Não posso sem grande admiração, e
direi grande repugnância para meu intelecto, ouvir atribuições de
grande nobreza e perfeição aos corpos celestes e integrantes do
universo por serem impassíveis, imutáveis, inalteráveis etc., e ao
contrário considerar grande imperfeição ser alterável, capaz de
gerar, mutável etc.: julgo a Terra nobilíssima e admirável pelas
tantas e tão diversas alterações, mutações, gerações etc. que
nela incessantemente ocorrem; e quando, sem estar sujeita a nenhuma
mutação, ela fosse toda uma vasta solidão de areia ou massa de
jaspe ou que, no tempo do dilúvio, congelando-se as águas que a
cobriam se transformasse num globo imenso de cristal, onde não
nascesse nem se alterasse ou mudasse coisa nenhuma, eu a consideraria
um corpanzil inútil no mundo, cheio de ócio e, para usar poucas
palavras, supérfluo e como se não estivesse na natureza e não
faria diferença entre estar viva ou morta; e o mesmo digo sobre a
Lua, Júpiter e todos os outros globos do mundo. […] Esses que
tanto exaltam a incorruptibilidade, a inalterabilidade etc. creio que
se reduzem a dizer tais coisas pelo grande desejo de viver muito e
pelo terror que têm da morte; e não consideram que, quando os
homens fossem imortais, não lhes tocaria vir ao mundo. Estes
mereceriam encontrar-se numa cabeça de Medusa, que os transformasse
em estátua de jaspe ou de diamante, para tornar-se mais perfeitos do
que são.
Se associarmos o discurso sobre o
alfabeto do livro da natureza a este elogio das pequenas alterações,
mutações etc. vemos que a verdadeira oposição se situa entre
imobilidade e mobilidade, e é contra uma imagem de inalterabilidade
da natureza que Galileu toma partido, evocando a carranca de Medusa.

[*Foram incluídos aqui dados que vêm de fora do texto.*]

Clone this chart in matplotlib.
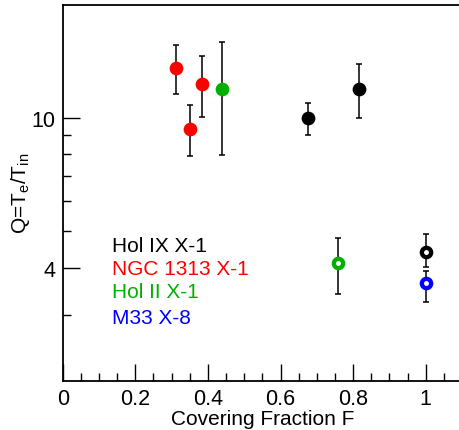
import numpy as np
import matplotlib
matplotlib.use("Agg")
import matplotlib.pyplot as plt
from matplotlib.ticker import FixedLocator, NullFormatter, FixedFormatter

plt.rcParams['font.family'] = ['Liberation Sans', 'DejaVu Sans']
plt.rcParams['mathtext.fontset'] = 'custom'
plt.rcParams['mathtext.rm'] = 'Liberation Sans'
plt.rcParams['mathtext.it'] = 'Liberation Sans:italic'

# Q values with asymmetric errors (upper, lower bounds)
sources = ["Hol IX X-1", "NGC 1313 X-1", "Hol II X-1", "M33 X-8"]
colors = ["#000000", "#ff0000", "#00b000", "#0000ff"]

# filled circles: free covering fraction
fill_src = [1, 1, 1, 2, 0, 0]
fill_F = [0.311, 0.350, 0.383, 0.440, 0.675, 0.817]
fill_Q = [13.6, 9.37, 12.3, 11.97, 10.0, 11.97]
fill_hi = [15.6, 10.8, 14.6, 15.97, 10.98, 13.94]
fill_lo = [11.6, 7.94, 10.08, 7.99, 9.0, 9.98]

# open circles
open_src = [2, 0, 3]
open_F = [0.757, 1.0, 1.0]
open_Q = [4.11, 4.40, 3.63]
open_hi = [4.80, 4.91, 3.92]
open_lo = [3.40, 4.01, 3.23]

fig = plt.figure(figsize=(4.59, 4.31), dpi=100)
ax = fig.add_axes([0.1366, 0.1144, 0.870, 0.872])

for s, F, Q, hi, lo in zip(fill_src, fill_F, fill_Q, fill_hi, fill_lo):
    ax.errorbar(F, Q, yerr=[[Q - lo], [hi - Q]], fmt='none', ecolor='black',
                elinewidth=1.1, capsize=2.0, capthick=1.1, zorder=2)
    ax.plot(F, Q, 'o', color=colors[s], markersize=9.9, markeredgewidth=0, zorder=3)

for s, F, Q, hi, lo in zip(open_src, open_F, open_Q, open_hi, open_lo):
    ax.errorbar(F, Q, yerr=[[Q - lo], [hi - Q]], fmt='none', ecolor='black',
                elinewidth=1.1, capsize=2.0, capthick=1.1, zorder=2)
    ax.plot(F, Q, 'o', markerfacecolor='white', markeredgecolor=colors[s],
            markersize=6.7, markeredgewidth=3.1, zorder=3)

ax.set_yscale('log')
ax.set_ylim(2, 20)
ax.set_xlim(0, 1.1)

ax.yaxis.set_major_locator(FixedLocator([4, 10]))
ax.yaxis.set_major_formatter(FixedFormatter(["4", "10"]))
ax.yaxis.set_minor_locator(FixedLocator([3, 5, 6, 7, 8, 9]))
ax.yaxis.set_minor_formatter(NullFormatter())

ax.set_xticks([0, 0.2, 0.4, 0.6, 0.8, 1.0])
ax.set_xticklabels(["0", "0.2", "0.4", "0.6", "0.8", "1"])
ax.set_xticks(np.arange(0.05, 1.1, 0.05), minor=True)

ax.tick_params(which='both', direction='in', labelsize=15.5, width=1.0,
               top=False, right=False)
ax.tick_params(which='major', length=12)
ax.tick_params(which='minor', length=5.5)
ax.tick_params(axis='y', pad=5)
ax.tick_params(axis='x', pad=5)

for sp in ax.spines.values():
    sp.set_linewidth(1.3)

ax.set_xlabel("Covering Fraction F", fontsize=15, labelpad=0)
ax.set_ylabel(r"Q=T$_{\rm e}$/T$_{\rm in}$", fontsize=15, labelpad=0)

label_y = [0.359, 0.299, 0.237, 0.169]
for name, c, yy in zip(sources, colors, label_y):
    ax.text(0.1235, yy, name, color=c, fontsize=15, transform=ax.transAxes,
            ha='left', va='center')

fig.savefig("out.png", dpi=100)
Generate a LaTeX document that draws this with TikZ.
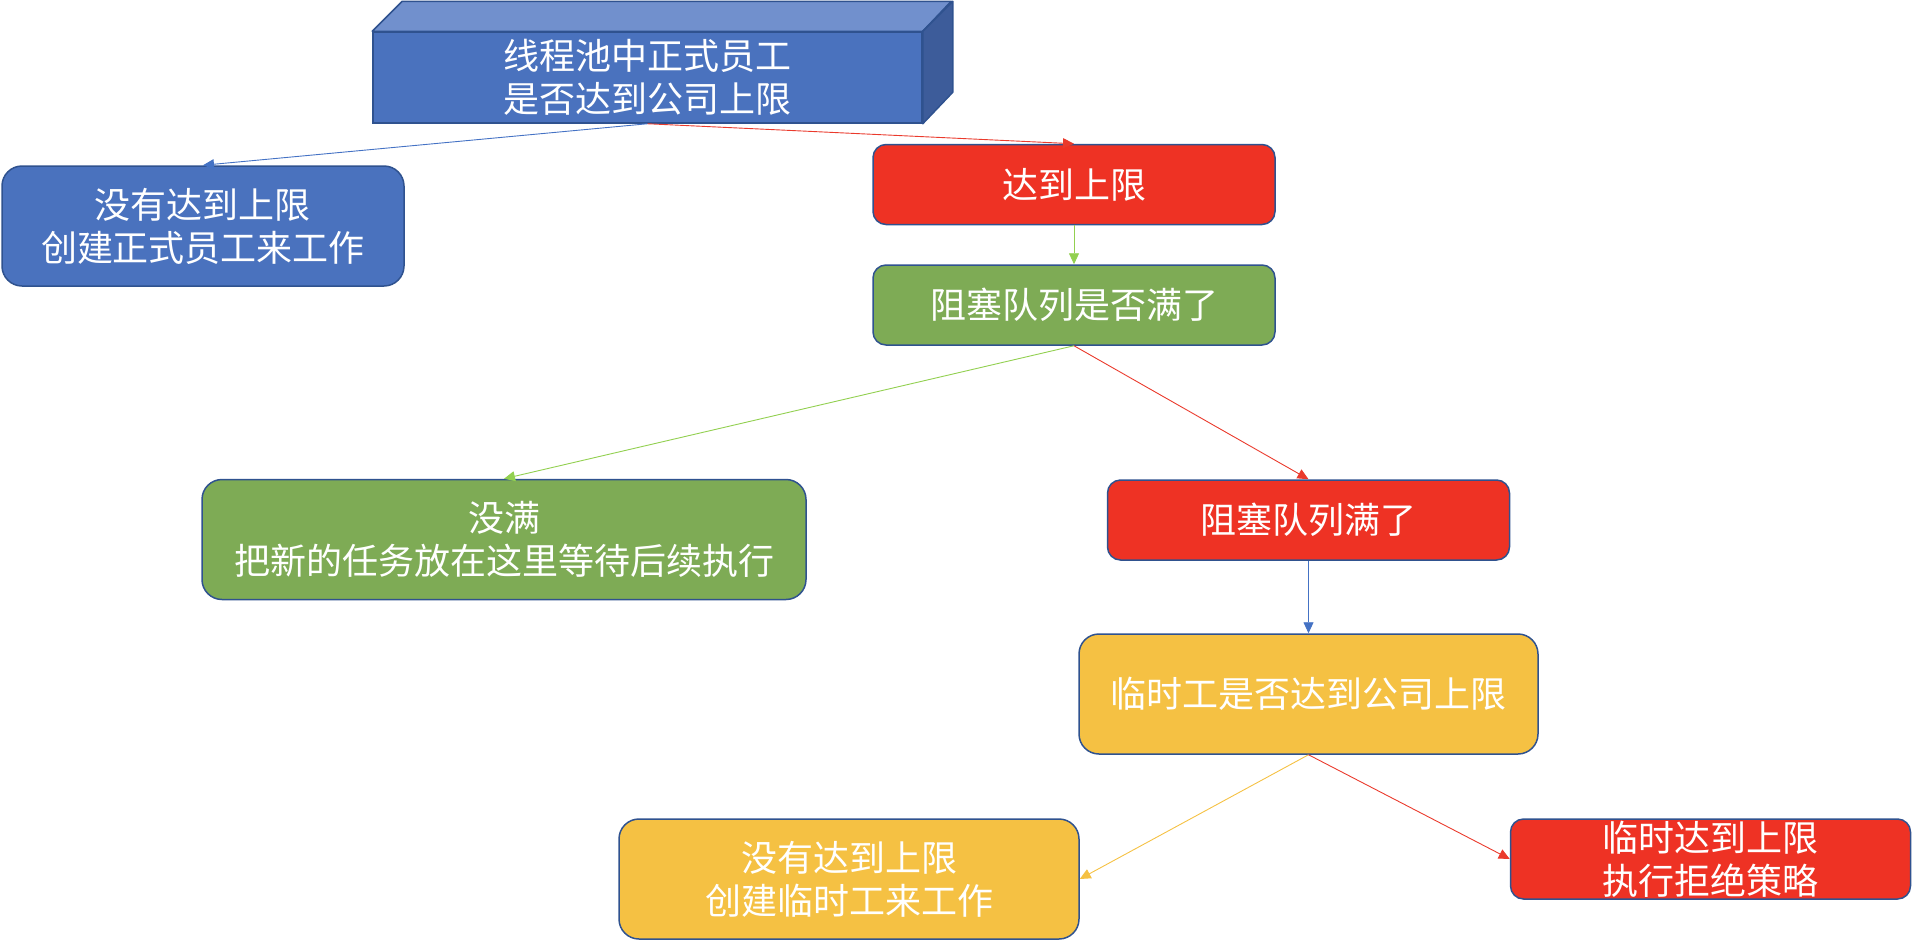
\documentclass[tikz,border=0pt]{standalone}
\usepackage{fontspec}
\setmainfont{Noto Sans CJK SC}
\usetikzlibrary{arrows.meta}
\definecolor{bfill}{HTML}{4A72BE}
\definecolor{btop}{HTML}{7190CD}
\definecolor{bside}{HTML}{3D5C9A}
\definecolor{bline}{HTML}{2F528F}
\definecolor{rfill}{HTML}{EE3224}
\definecolor{gfill}{HTML}{7EAB55}
\definecolor{yfill}{HTML}{F5C143}
\definecolor{ablue}{HTML}{4472C4}
\definecolor{ared}{HTML}{EA3A2C}
\definecolor{agreen}{HTML}{92D050}
\definecolor{ayellow}{HTML}{F5C143}
\begin{document}
\begin{tikzpicture}[x=1pt,y=-1pt,
  box/.style={draw=bline, line width=1.5pt, text=white, align=center, inner sep=0pt,
    font=\fontsize{36}{43}\selectfont},
  small/.style={box, rounded corners=13pt, minimum width=402pt, minimum height=80pt},
  big/.style={box, rounded corners=20pt, minimum height=120pt},
  conn/.style={line width=0.9pt, -{Triangle[length=11pt,width=10pt]}}]
\useasboundingbox (0,0) rectangle (1912,946);
% 3D top box
\node[box, fill=bfill, minimum width=549pt, minimum height=91pt] (top) at (647.5,77.5)
  {线程池中正式员工\\是否达到公司上限};
\draw[draw=bline, line width=1.5pt, fill=btop, line join=round]
  (top.north west) -- ++(30,-30) -- ++(549,0) -- (top.north east) -- cycle;
\draw[draw=bline, line width=1.5pt, fill=bside, line join=round]
  (top.north east) -- ++(30,-30) -- ++(0,91) -- (top.south east) -- cycle;
% boxes
\node[big, fill=bfill, minimum width=402pt] (blue2) at (203,226) {没有达到上限\\创建正式员工来工作};
\node[small, fill=rfill] (red1) at (1074,184.5) {达到上限};
\node[small, fill=gfill] (green1) at (1074,305) {阻塞队列是否满了};
\node[big, fill=gfill, minimum width=604pt] (green2) at (504,539.5) {没满\\把新的任务放在这里等待后续执行};
\node[small, fill=rfill] (red2) at (1308.5,520) {阻塞队列满了};
\node[big, fill=yfill, minimum width=459pt] (yellow1) at (1308.5,694) {临时工是否达到公司上限};
\node[big, fill=yfill, minimum width=460pt] (yellow2) at (849,879) {没有达到上限\\创建临时工来工作};
\node[small, fill=rfill, minimum width=400pt] (red3) at (1710.5,859) {临时达到上限\\执行拒绝策略};
% connectors
\draw[conn, ablue] (top.south) -- (blue2.north);
\draw[conn, ared] (top.south) -- (red1.north);
\draw[conn, agreen] (red1.south) -- (green1.north);
\draw[conn, agreen] (green1.south) -- (green2.north);
\draw[conn, ared] (green1.south) -- (red2.north);
\draw[conn, ablue] (red2.south) -- (yellow1.north);
\draw[conn, ayellow] (yellow1.south) -- (yellow2.east);
\draw[conn, ared] (yellow1.south) -- (red3.west);
\end{tikzpicture}
\end{document}
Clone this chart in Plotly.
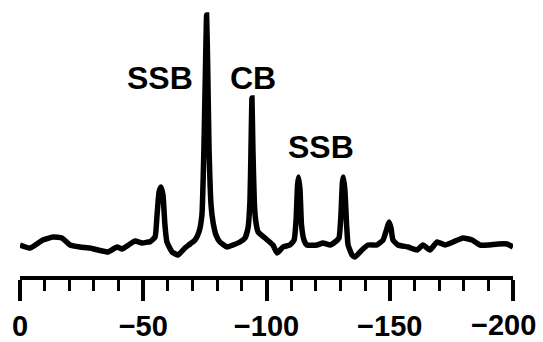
import plotly.graph_objects as go

# chemical shift (ppm) and intensity (arb. units)
shift = [0, -4.1, -9.3, -13.4, -17.0, -20.3, -24.3, -28.4, -31.6, -35.7, -39.4, -41.4,
         -44.6, -46.7, -49.5, -51.9, -52.7, -54.8, -55.6, -56.4, -57.2, -58.0, -58.8,
         -59.6, -61.7, -64.1, -66.9, -69.0, -71.0, -72.6, -73.8, -74.6, -75.3, -75.7,
         -76.1, -76.7, -77.5, -78.3, -79.5, -81.1, -84.0, -86.4, -89.2, -91.3, -92.5,
         -93.3, -93.7, -94.1, -94.5, -95.1, -95.7, -96.6, -99.4, -102.6, -104.3, -106.7,
         -109.5, -111.2, -112.0, -112.6, -113.0, -113.6, -114.2, -115.2, -116.4, -120.5,
         -122.9, -125.8, -127.8, -129.4, -130.2, -130.8, -131.2, -131.8, -132.5, -133.1,
         -134.7, -135.9, -138.7, -141.2, -144.8, -147.3, -148.9, -149.7, -150.5, -151.3,
         -153.3, -157.4, -161.1, -163.5, -166.3, -169.2, -172.4, -175.7, -179.7, -183.4,
         -186.6, -189.9, -193.9, -197.6, -200]
intensity = [15, 12, 20, 23, 22, 15, 13, 12, 10, 8, 13, 11,
             16, 19, 17, 18, 18, 23, 45, 68, 73, 65, 35,
             18, 8, 5, 12, 16, 20, 28, 45, 110, 200, 245,
             200, 110, 55, 38, 25, 18, 13, 15, 18, 22, 32,
             60, 110, 162, 110, 55, 38, 28, 22, 15, 7, 13,
             15, 20, 40, 75, 83, 70, 35, 20, 15, 15,
             17, 15, 18, 22, 45, 78, 83, 70, 35, 15,
             5, 3, 10, 15, 15, 20, 32, 38, 32, 20,
             15, 13, 10, 15, 10, 18, 15, 18, 22, 20,
             15, 15, 16, 16, 13]

tick_vals = [0, -50, -100, -150, -200]
tick_text = ["0", "\u221250", "\u2212100", "\u2212150", "\u2212200"]

peak_labels = ["SSB", "CB", "SSB"]
label_x = [-56.8, -94.5, -122.1]
label_y = [182, 182, 113]

FONT = "Liberation Sans, Arial, Helvetica, sans-serif"

fig = go.Figure()
fig.add_trace(go.Scatter(
    x=shift, y=intensity, mode="lines",
    line=dict(color="black", width=5.5, shape="spline", smoothing=0.4),
    hoverinfo="skip", showlegend=False,
))

for t, xx, yy in zip(peak_labels, label_x, label_y):
    fig.add_annotation(x=xx, y=yy, text="<b>%s</b>" % t, showarrow=False,
                       font=dict(family=FONT, size=32, color="black"),
                       xanchor="center", yanchor="middle")

# the last tick label sits against the right edge, so it is drawn as an
# annotation nudged inward; the others are regular tick labels
axis_text = ["<b>%s</b>" % s for s in tick_text[:-1]] + [""]
fig.add_annotation(x=tick_vals[-1], xref="x", y=0, yref="paper",
                   text="<b>%s</b>" % tick_text[-1], showarrow=False,
                   font=dict(family=FONT, size=29, color="black"),
                   xanchor="center", yanchor="middle", xshift=-10, yshift=-49)

fig.update_layout(
    width=543, height=342,
    margin=dict(l=20, r=30, t=0, b=66),
    paper_bgcolor="white", plot_bgcolor="white",
    font=dict(family=FONT, color="black"),
    xaxis=dict(
        range=[0, -200], showgrid=False, zeroline=False, automargin=False,
        showline=True, linecolor="black", linewidth=4,
        ticks="outside", ticklen=21, tickwidth=3.5, tickcolor="black",
        tickvals=tick_vals, ticktext=axis_text,
        tickfont=dict(family=FONT, size=29, color="black"),
        ticklabelstandoff=0,
        minor=dict(ticks="outside", ticklen=11, tickwidth=3, tickcolor="black", dtick=10, tick0=0, showgrid=False),
        fixedrange=True,
    ),
    yaxis=dict(range=[-16, 260], visible=False, fixedrange=True, automargin=False),
)

fig.write_html("out.html")
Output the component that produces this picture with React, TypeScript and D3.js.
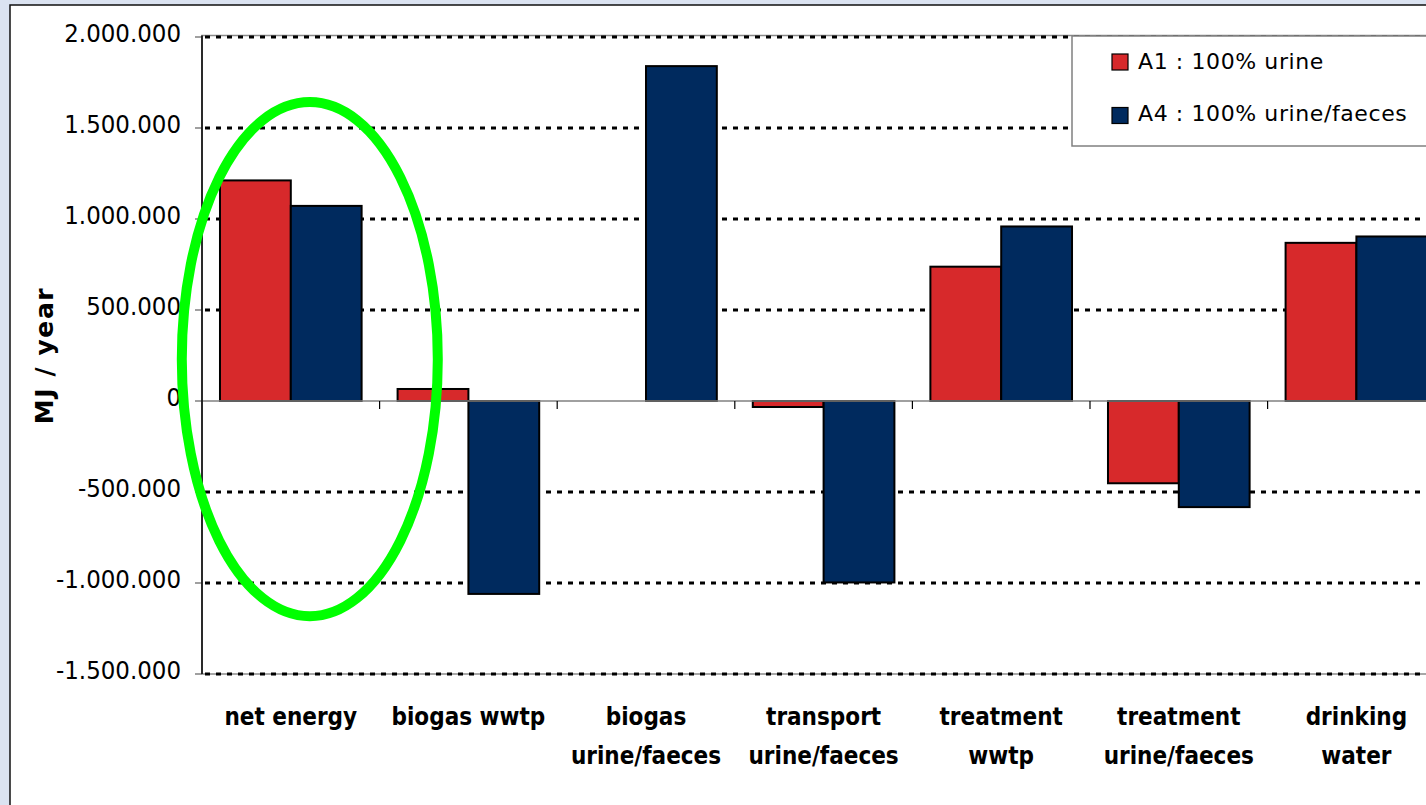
import React from "react";
import * as d3 from "d3";

const categories = [
  "net energy",
  "biogas wwtp",
  "biogas\nurine/faeces",
  "transport\nurine/faeces",
  "treatment\nwwtp",
  "treatment\nurine/faeces",
  "drinking\nwater",
];
const seriesNames = ["A1 : 100% urine", "A4 : 100% urine/faeces"];
const seriesA1 = [1212000, 66000, 0, -33000, 738000, -452000, 869000];
const seriesA4 = [1072000, -1060000, 1840000, -997000, 959000, -583000, 904000];
const yTicks = [2000000, 1500000, 1000000, 500000, 0, -500000, -1000000, -1500000];
const yTitle = "MJ / year";

const W = 1426;
const H = 805;
const COLORS = ["#d7292b", "#002a5e"];

function fmt(v: number): string {
  if (v === 0) return "0";
  const s = Math.abs(v).toString().replace(/\B(?=(\d{3})+(?!\d))/g, ".");
  return (v < 0 ? "-" : "") + s;
}

export default function App() {
  const left = 202;
  const top = 37;
  const bottom = 674;
  const step = 177.6;
  const x = d3
    .scaleBand<string>()
    .domain(categories)
    .range([left, left + step * categories.length])
    .padding(0);
  const xs = d3
    .scaleBand<string>()
    .domain(["A1", "A4"])
    .range([0, x.bandwidth()])
    .paddingInner(0)
    .paddingOuter(0.254);
  const y = d3.scaleLinear().domain([-1500000, 2000000]).range([bottom, top]);
  const y0 = y(0);
  const series = [seriesA1, seriesA4];
  const keys = ["A1", "A4"];
  const plotRight = W + 40;

  // annotation ellipse around "net energy"
  const ecx = (x("net energy") as number) + x.bandwidth() / 2 + 19;
  const ecy = y(230000);
  const ery = (y(-1185000) - y(1640000)) / 2;
  const erx = 128;

  return (
    <svg
      width={W}
      height={H}
      style={{ position: "absolute", left: 0, top: 0, display: "block" }}
    >
      <rect x={0} y={0} width={W} height={H} fill="#dbe3f1" />
      <rect x={10} y={5} width={W + 20} height={H + 20} fill="#ffffff" stroke="#111" strokeWidth={1.5} />

      {/* plot area border */}
      <rect x={left} y={top - 1.5} width={plotRight - left} height={bottom - top + 1.5} fill="none" stroke="#8a8a8a" strokeWidth={1.5} />

      {/* gridlines */}
      {yTicks.map((t) =>
        t === 0 ? null : (
          <line
            key={"g" + t}
            x1={left + 3}
            x2={plotRight}
            y1={y(t)}
            y2={y(t)}
            stroke="#000"
            strokeWidth={3}
            strokeDasharray="5 6"
          />
        )
      )}

      {/* y ticks and labels */}
      {yTicks.map((t) => (
        <g key={"t" + t}>
          <line x1={195} x2={left} y1={y(t)} y2={y(t)} stroke="#808080" strokeWidth={1.5} />
          <text
            x={181}
            y={y(t) + 5}
            textAnchor="end"
            fontFamily="'DejaVu Sans Condensed', 'DejaVu Sans', sans-serif"
            fontStretch="condensed"
            fontSize={25.5}
            fill="#000"
          >
            {fmt(t)}
          </text>
        </g>
      ))}

      {/* bars */}
      {categories.map((c, i) => (
        <g key={"c" + i}>
          {series.map((s, j) => {
            const v = s[i];
            if (v === 0) return null;
            const bx = (x(c) as number) + (xs(keys[j]) as number);
            const y1 = Math.min(y(v), y0);
            const h = Math.abs(y(v) - y0);
            return (
              <rect
                key={j}
                x={bx}
                y={y1}
                width={xs.bandwidth()}
                height={h}
                fill={COLORS[j]}
                stroke="#000"
                strokeWidth={2}
              />
            );
          })}
        </g>
      ))}

      {/* x axis at zero */}
      <line x1={left} x2={plotRight} y1={y0} y2={y0} stroke="#808080" strokeWidth={1.5} />
      {categories.map((c, i) => (
        <line
          key={"xt" + i}
          x1={(x(c) as number) + x.bandwidth()}
          x2={(x(c) as number) + x.bandwidth()}
          y1={y0}
          y2={y0 + 8}
          stroke="#000"
          strokeWidth={1.2}
        />
      ))}

      {/* y axis */}
      <line x1={left} x2={left} y1={top - 1.5} y2={bottom} stroke="#000" strokeWidth={1.5} />

      {/* category labels */}
      {categories.map((c, i) => (
        <text
          key={"cl" + i}
          x={(x(c) as number) + x.bandwidth() / 2}
          y={725}
          textAnchor="middle"
          fontFamily="'DejaVu Sans Condensed', 'DejaVu Sans', sans-serif"
          fontStretch="condensed"
          fontWeight="bold"
          fontSize={24}
          fill="#000"
        >
          {c.split("\n").map((line, k) => (
            <tspan key={k} x={(x(c) as number) + x.bandwidth() / 2} dy={k === 0 ? 0 : 39}>
              {line}
            </tspan>
          ))}
        </text>
      ))}

      {/* y title */}
      <text
        transform={`translate(53, ${(top + bottom) / 2}) rotate(-90)`}
        textAnchor="middle"
        fontFamily="'DejaVu Sans', sans-serif"
        fontWeight="bold"
        fontSize={25}
        letterSpacing={1.6}
        fill="#000"
      >
        {yTitle}
      </text>

      {/* legend */}
      <rect x={1072} y={36} width={400} height={110} fill="#fff" stroke="#808080" strokeWidth={1.5} />
      {seriesNames.map((n, j) => (
        <g key={"l" + j}>
          <rect
            x={1112}
            y={54 + j * 53.5}
            width={16}
            height={16}
            fill={COLORS[j]}
            stroke="#000"
            strokeWidth={1.2}
          />
          <text
            x={1138}
            y={68.5 + j * 52}
            fontFamily="'DejaVu Sans', sans-serif"
            fontSize={22}
            letterSpacing={0.6}
            fill="#000"
          >
            {n}
          </text>
        </g>
      ))}

      {/* annotation */}
      <ellipse cx={ecx} cy={ecy} rx={erx} ry={ery} fill="none" stroke="#00ff00" strokeWidth={10} />
    </svg>
  );
}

(A mesma imagem e argumento já se achavam presentes no primeiro
livro astronômico de Galileu, Istoria e dimostrazioni intorno
alle macchie solari.) O alfabeto geométrico ou matemático da
natureza será aquele que, baseando-se em sua capacidade de ser
decomposto em elementos mínimos e de representar todas as formas do
movimento e da mudança, cancela a oposição entre céus imutáveis
e elementos terrestres.
A dimensão filosófica dessa operação
está bem ilustrada por esta fala do Dialogo entre o
ptolomaico Simplicio e Salviati, porta-voz do autor, em que retorna o
tema da “nobreza”:
SIMP.: Este modo de filosofar tende à
subversão de toda a filosofia natural e a desordenar e arruinar o
céu, a Terra e todo o universo. Mas acredito que os fundamentos dos
peripatéticos sejam tais que não há perigo de que com a ruína
eles possam construir novas ciências.
SALV.: Não se preocupe com o céu nem
com a Terra, nem tema sua subversão, como tampouco da filosofia;
porque, quanto ao céu, é vão que temam aquilo que vocês mesmos
consideram inalterável e impassível; quanto à Terra, tratamos de
nobilitá-la e aperfeiçoá-la, enquanto procuramos fazê-la
semelhante aos corpos celestes e de certo modo colocá-la quase no
céu, de onde os seus filósofos a expulsaram.